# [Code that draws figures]
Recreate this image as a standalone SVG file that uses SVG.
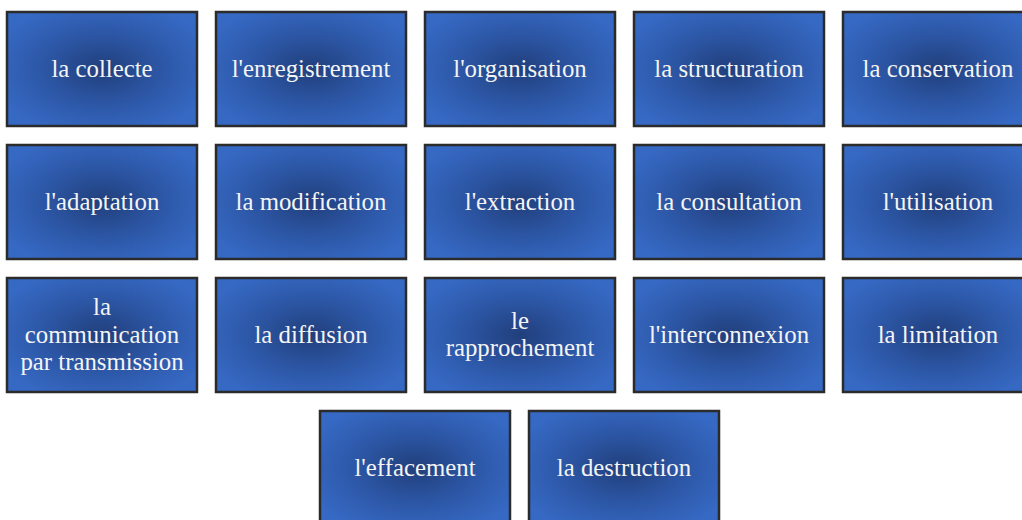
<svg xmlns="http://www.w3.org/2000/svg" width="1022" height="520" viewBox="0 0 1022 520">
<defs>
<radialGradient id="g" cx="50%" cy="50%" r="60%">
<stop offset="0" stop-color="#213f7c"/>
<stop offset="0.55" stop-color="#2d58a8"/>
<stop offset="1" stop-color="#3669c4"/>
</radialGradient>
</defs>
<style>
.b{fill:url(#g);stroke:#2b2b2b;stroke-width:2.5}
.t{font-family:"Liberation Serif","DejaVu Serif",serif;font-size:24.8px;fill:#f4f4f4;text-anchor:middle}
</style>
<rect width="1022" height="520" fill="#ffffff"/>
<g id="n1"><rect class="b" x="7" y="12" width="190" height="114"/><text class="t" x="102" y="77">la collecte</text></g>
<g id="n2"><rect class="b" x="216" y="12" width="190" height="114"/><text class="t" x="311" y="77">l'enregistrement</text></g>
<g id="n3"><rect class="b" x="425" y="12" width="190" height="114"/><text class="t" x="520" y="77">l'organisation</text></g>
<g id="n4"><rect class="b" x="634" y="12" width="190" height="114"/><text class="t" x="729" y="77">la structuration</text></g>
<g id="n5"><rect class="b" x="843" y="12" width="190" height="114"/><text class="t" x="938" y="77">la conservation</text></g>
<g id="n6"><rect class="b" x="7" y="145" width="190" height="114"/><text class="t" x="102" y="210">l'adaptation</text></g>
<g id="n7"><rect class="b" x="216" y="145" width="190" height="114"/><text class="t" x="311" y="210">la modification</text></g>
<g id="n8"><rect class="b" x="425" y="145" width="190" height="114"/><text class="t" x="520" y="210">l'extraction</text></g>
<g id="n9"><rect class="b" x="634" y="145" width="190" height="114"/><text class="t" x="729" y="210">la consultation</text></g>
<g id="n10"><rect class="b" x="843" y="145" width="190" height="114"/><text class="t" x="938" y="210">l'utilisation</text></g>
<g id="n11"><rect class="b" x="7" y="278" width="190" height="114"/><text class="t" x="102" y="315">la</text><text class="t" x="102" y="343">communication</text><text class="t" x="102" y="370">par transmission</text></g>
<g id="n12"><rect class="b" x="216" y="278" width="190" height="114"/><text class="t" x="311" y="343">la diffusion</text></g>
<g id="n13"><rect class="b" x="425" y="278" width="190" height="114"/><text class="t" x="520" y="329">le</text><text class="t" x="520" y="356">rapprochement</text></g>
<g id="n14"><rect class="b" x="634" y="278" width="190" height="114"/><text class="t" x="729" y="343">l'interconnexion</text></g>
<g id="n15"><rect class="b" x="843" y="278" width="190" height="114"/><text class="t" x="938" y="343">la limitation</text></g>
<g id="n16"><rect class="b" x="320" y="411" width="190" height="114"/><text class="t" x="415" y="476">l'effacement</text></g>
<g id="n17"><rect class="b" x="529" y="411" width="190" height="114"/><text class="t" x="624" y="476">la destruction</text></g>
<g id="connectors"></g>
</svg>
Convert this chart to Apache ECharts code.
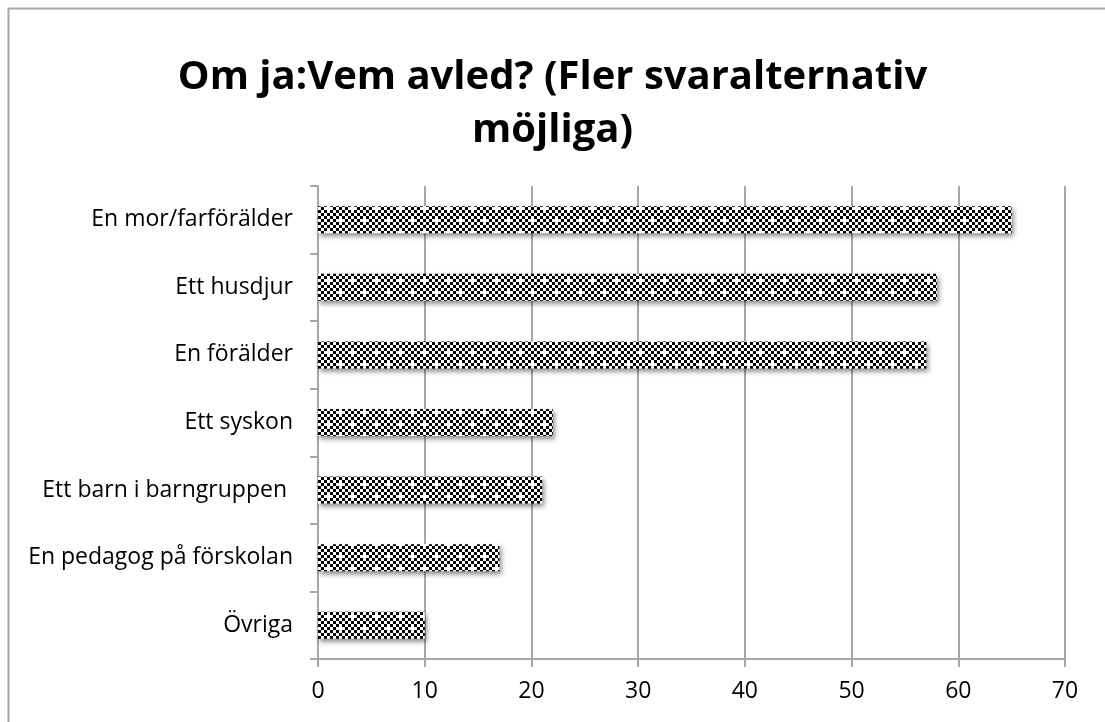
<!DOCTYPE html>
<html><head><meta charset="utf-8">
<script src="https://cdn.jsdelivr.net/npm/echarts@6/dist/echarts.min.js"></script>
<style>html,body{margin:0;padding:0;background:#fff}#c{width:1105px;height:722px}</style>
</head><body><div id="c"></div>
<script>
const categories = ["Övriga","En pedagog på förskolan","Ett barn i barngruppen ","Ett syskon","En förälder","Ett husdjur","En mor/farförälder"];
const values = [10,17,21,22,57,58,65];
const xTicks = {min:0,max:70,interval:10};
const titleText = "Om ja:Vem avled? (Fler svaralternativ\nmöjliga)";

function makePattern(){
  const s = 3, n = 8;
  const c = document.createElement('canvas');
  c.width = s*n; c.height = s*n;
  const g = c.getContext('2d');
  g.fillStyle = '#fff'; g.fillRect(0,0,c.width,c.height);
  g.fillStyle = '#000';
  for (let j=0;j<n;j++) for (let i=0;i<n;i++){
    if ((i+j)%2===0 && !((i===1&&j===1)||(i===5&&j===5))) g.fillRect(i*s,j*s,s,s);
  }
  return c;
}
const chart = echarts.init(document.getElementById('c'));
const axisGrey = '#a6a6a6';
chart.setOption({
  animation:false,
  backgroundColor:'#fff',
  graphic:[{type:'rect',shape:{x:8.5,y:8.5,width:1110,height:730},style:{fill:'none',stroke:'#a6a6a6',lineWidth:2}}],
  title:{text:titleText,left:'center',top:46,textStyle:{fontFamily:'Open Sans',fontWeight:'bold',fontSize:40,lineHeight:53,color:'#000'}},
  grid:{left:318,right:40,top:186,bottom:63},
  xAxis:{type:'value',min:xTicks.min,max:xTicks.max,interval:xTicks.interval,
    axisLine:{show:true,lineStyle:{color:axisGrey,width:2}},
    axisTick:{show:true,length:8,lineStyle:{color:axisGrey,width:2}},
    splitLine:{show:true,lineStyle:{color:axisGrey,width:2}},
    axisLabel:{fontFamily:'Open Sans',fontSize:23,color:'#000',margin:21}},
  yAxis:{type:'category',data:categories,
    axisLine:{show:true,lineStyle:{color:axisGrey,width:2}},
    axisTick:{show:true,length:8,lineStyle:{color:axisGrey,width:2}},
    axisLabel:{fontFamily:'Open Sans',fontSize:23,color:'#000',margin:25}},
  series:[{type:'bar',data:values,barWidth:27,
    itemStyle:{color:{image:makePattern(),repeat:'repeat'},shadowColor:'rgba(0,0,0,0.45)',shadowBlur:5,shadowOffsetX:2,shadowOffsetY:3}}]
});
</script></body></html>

# [THE EXERCISE]
Above are the records. Copy only the lines from the one with "Convert this chart to Apache ECharts code." through the one with "ja:Vem avled? (Fler", exactly, with no pictures.

# [THE RESULT]
Convert this chart to Apache ECharts code.
<!DOCTYPE html>
<html><head><meta charset="utf-8">
<script src="https://cdn.jsdelivr.net/npm/echarts@6/dist/echarts.min.js"></script>
<style>html,body{margin:0;padding:0;background:#fff}#c{width:1105px;height:722px}</style>
</head><body><div id="c"></div>
<script>
const categories = ["Övriga","En pedagog på förskolan","Ett barn i barngruppen ","Ett syskon","En förälder","Ett husdjur","En mor/farförälder"];
const values = [10,17,21,22,57,58,65];
const xTicks = {min:0,max:70,interval:10};
const titleText = "Om ja:Vem avled? (Fler svaralternativ\nmöjliga)";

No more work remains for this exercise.